Peace Officer Jeremy Hampton was on patrol in Seba Beach, on the western shore of Wabamum Lake Saturday, when he spotted a vial lying on the ground.

“I came across what I observed to be a little vial on the ground, so I ended up stopping to pick it up. I put on my rubber gloves, picked up the vial, which looked like it had some type of white powdery substance in it,” Hampton said. “Ended up folding the glove in on the vial, and held on to that.”

He said he drove back to the village office to notify the Evansburg RCMP detachment to arrange for the vial to be disposed of safely.

He said the situation started taking a turn a short time later.

“I ended up having difficulty breathing, my heart started racing, so I immediately went to wash my hands to try to get any residue that had come off the vial onto my hands off.”

Hampton said he nearly blacked out and began losing his vision.
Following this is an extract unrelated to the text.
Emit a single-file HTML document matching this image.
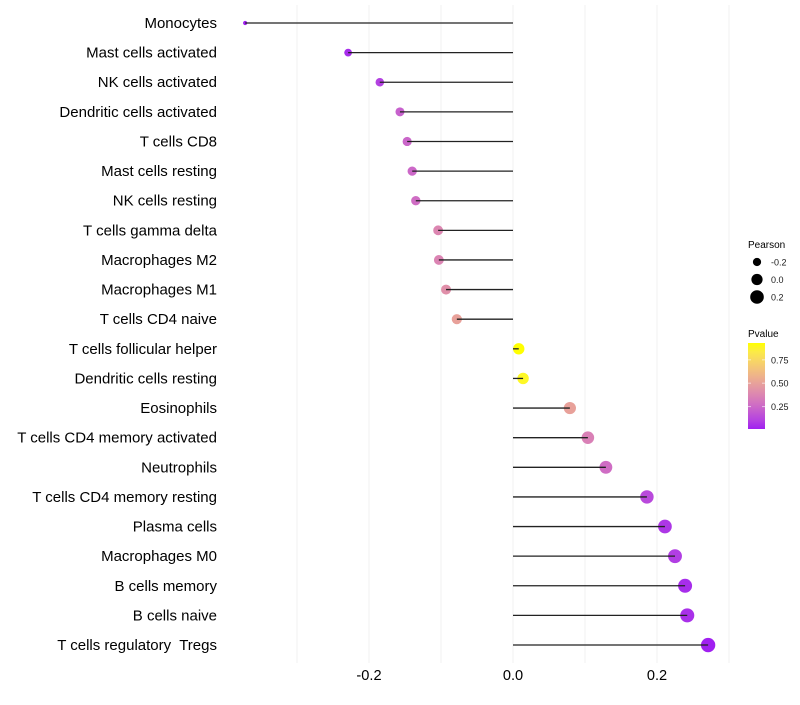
<!DOCTYPE html>
<html><head><meta charset="utf-8"><style>
body{margin:0;background:#fff;font-family:"Liberation Sans",sans-serif}
text{white-space:pre}
</style></head><body>
<svg id="chart" width="800" height="700" xmlns="http://www.w3.org/2000/svg">
<defs><linearGradient id="pg" x1="0" y1="1" x2="0" y2="0"></linearGradient></defs>
<g id="grid"></g><g id="marks"></g><g id="labels"></g><g id="legend"></g>
</svg>
<script>
const categories=["Monocytes","Mast cells activated","NK cells activated","Dendritic cells activated","T cells CD8","Mast cells resting","NK cells resting","T cells gamma delta","Macrophages M2","Macrophages M1","T cells CD4 naive","T cells follicular helper","Dendritic cells resting","Eosinophils","T cells CD4 memory activated","Neutrophils","T cells CD4 memory resting","Plasma cells","Macrophages M0","B cells memory","B cells naive","T cells regulatory  Tregs"];
const pearson=[-0.372,-0.229,-0.185,-0.157,-0.147,-0.140,-0.135,-0.104,-0.103,-0.093,-0.078,0.008,0.014,0.079,0.104,0.129,0.186,0.211,0.225,0.239,0.242,0.271];
const pvalues=[0.01,0.04,0.1,0.22,0.24,0.25,0.27,0.38,0.37,0.42,0.5,0.93,0.9,0.5,0.35,0.27,0.13,0.07,0.09,0.04,0.05,0.01];
const xTicks=[-0.2,0.0,0.2];
const gridVals=[-0.3,-0.2,-0.1,0,0.1,0.2,0.3];
const sizeLegend=[-0.2,0.0,0.2];
const colorTicks=[0.25,0.5,0.75];

const NS="http://www.w3.org/2000/svg";
function mk(t,a,p){const e=document.createElementNS(NS,t);for(const k in a)e.setAttribute(k,a[k]);p.appendChild(e);return e;}
const xs=v=>513+v*720;
const ys=i=>23+i*29.62;
const pmin=Math.min(...pvalues),pmax=Math.max(...pvalues),smin=Math.min(...pearson),smax=Math.max(...pearson);
const rad=v=>Math.sqrt(4.5+(v-smin)/(smax-smin)*47);
function toLab(h){let c=[1,3,5].map(i=>parseInt(h.substr(i,2),16)/255).map(v=>v>0.04045?Math.pow((v+0.055)/1.055,2.4):v/12.92);
let X=(c[0]*0.4124+c[1]*0.3576+c[2]*0.1805)/0.95047,Y=c[0]*0.2126+c[1]*0.7152+c[2]*0.0722,Z=(c[0]*0.0193+c[1]*0.1192+c[2]*0.9505)/1.08883;
const f=t=>t>0.008856?Math.cbrt(t):7.787*t+16/116;return [116*f(Y)-16,500*(f(X)-f(Y)),200*(f(Y)-f(Z))];}
function fromLab(L){let fy=(L[0]+16)/116,fx=fy+L[1]/500,fz=fy-L[2]/200;const g=t=>t**3>0.008856?t**3:(t-16/116)/7.787;
let X=g(fx)*0.95047,Y=g(fy),Z=g(fz)*1.08883;let r=X*3.2406-Y*1.5372-Z*0.4986,gg=-X*0.9689+Y*1.8758+Z*0.0415,b=X*0.0557-Y*0.2040+Z*1.0570;
return "rgb("+[r,gg,b].map(v=>{v=v>0.0031308?1.055*Math.pow(v,1/2.4)-0.055:12.92*v;return Math.round(Math.max(0,Math.min(1,v))*255)}).join(",")+")";}
const lo=toLab("#A020F0"),hi=toLab("#FFFF00");
const col=p=>{const t=(p-pmin)/(pmax-pmin);return fromLab(lo.map((v,i)=>v+(hi[i]-v)*t));};

const grid=document.getElementById('grid');
gridVals.forEach(v=>{const l=mk('line',{x1:xs(v),x2:xs(v),y1:5,y2:663,stroke:'#f0f0f0','stroke-width':1},grid);

});
const marks=document.getElementById('marks'),labels=document.getElementById('labels');
categories.forEach((c,i)=>{
 const pt=mk('circle',{cx:xs(pearson[i]),cy:ys(i),r:rad(pearson[i]),fill:col(pvalues[i])},marks);
 
 
 const sg=mk('line',{x1:xs(0),x2:xs(pearson[i]),y1:ys(i),y2:ys(i),stroke:'#222','stroke-width':1.3},marks);
 
 
 const t=mk('text',{x:217,y:ys(i)+5,'text-anchor':'end','font-size':15,fill:'#000'},labels);t.textContent=c;
 
 
});
xTicks.forEach(v=>{const t=mk('text',{x:xs(v),y:680,'text-anchor':'middle','font-size':14.6,fill:'#000'},labels);t.textContent=v.toFixed(1);
 
 });
const lg=document.getElementById('legend');
let tt=mk('text',{x:748,y:248,'font-size':10,fill:'#000'},lg);tt.textContent='Pearson';


sizeLegend.forEach((v,i)=>{const y=262+i*17.5;const c=mk('circle',{cx:757,cy:y,r:rad(v),fill:'#000'},lg);
 
 
 const t=mk('text',{x:771,y:y+3.5,'font-size':9,fill:'#1a1a1a'},lg);t.textContent=v.toFixed(1);
 
 });
tt=mk('text',{x:748,y:337,'font-size':10,fill:'#000'},lg);tt.textContent='Pvalue';


const gr=document.getElementById('pg');
for(let k=0;k<=10;k++){mk('stop',{offset:k/10,'stop-color':col(pmin+(pmax-pmin)*k/10)},gr);}
const cb=mk('rect',{x:748,y:343,width:17,height:86,fill:'url(#pg)'},lg);


const cy=p=>429-(p-pmin)/(pmax-pmin)*86;
colorTicks.forEach(v=>{mk('line',{x1:748,x2:751,y1:cy(v),y2:cy(v),stroke:'#fff','stroke-opacity':0.6},lg);mk('line',{x1:762,x2:765,y1:cy(v),y2:cy(v),stroke:'#fff','stroke-opacity':0.6},lg);
 const t=mk('text',{x:771,y:cy(v)+3.5,'font-size':9,fill:'#1a1a1a'},lg);t.textContent=v.toFixed(2);
 
 });
</script>
</body></html>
After contacting RCMP, he injected himself with a single dose of naloxone.

Paramedics arrived and rushed Hampton to hospital where he was held for four hours, according to the Alberta Peace Officers Professional Association (APOPA).

A spokesperson for APOPA told CTV News officers found traces of fentanyl on the dashboard of Hampton’s car and ticket books.

When contacted, Evansburg RCMP said it would look into the matter before providing comment.

On Wednesday, notices were posted around Seba Beach warning residents and visitors of the incident. The notice said the vial picked up by the officer contained fentanyl, MDMA and cocaine.

The notice said residents are advised to call 911 if they find anything suspicious on the road, and to talk with children about the importance of doing so. Plus, naloxone kits can be picked up for free at local pharmacies and through Alberta Health Services.

“It was very humbling and scary at the same time to come across something like that,” Hampton said.

Still, the officer, who has worked in Seba Beach for three years, said he’s glad he was the one who found the vial.

“We have a lot of residents who walk along that portion of the road as well as kids, I’m glad I found it because if a kid had picked it up it might have been a different story.”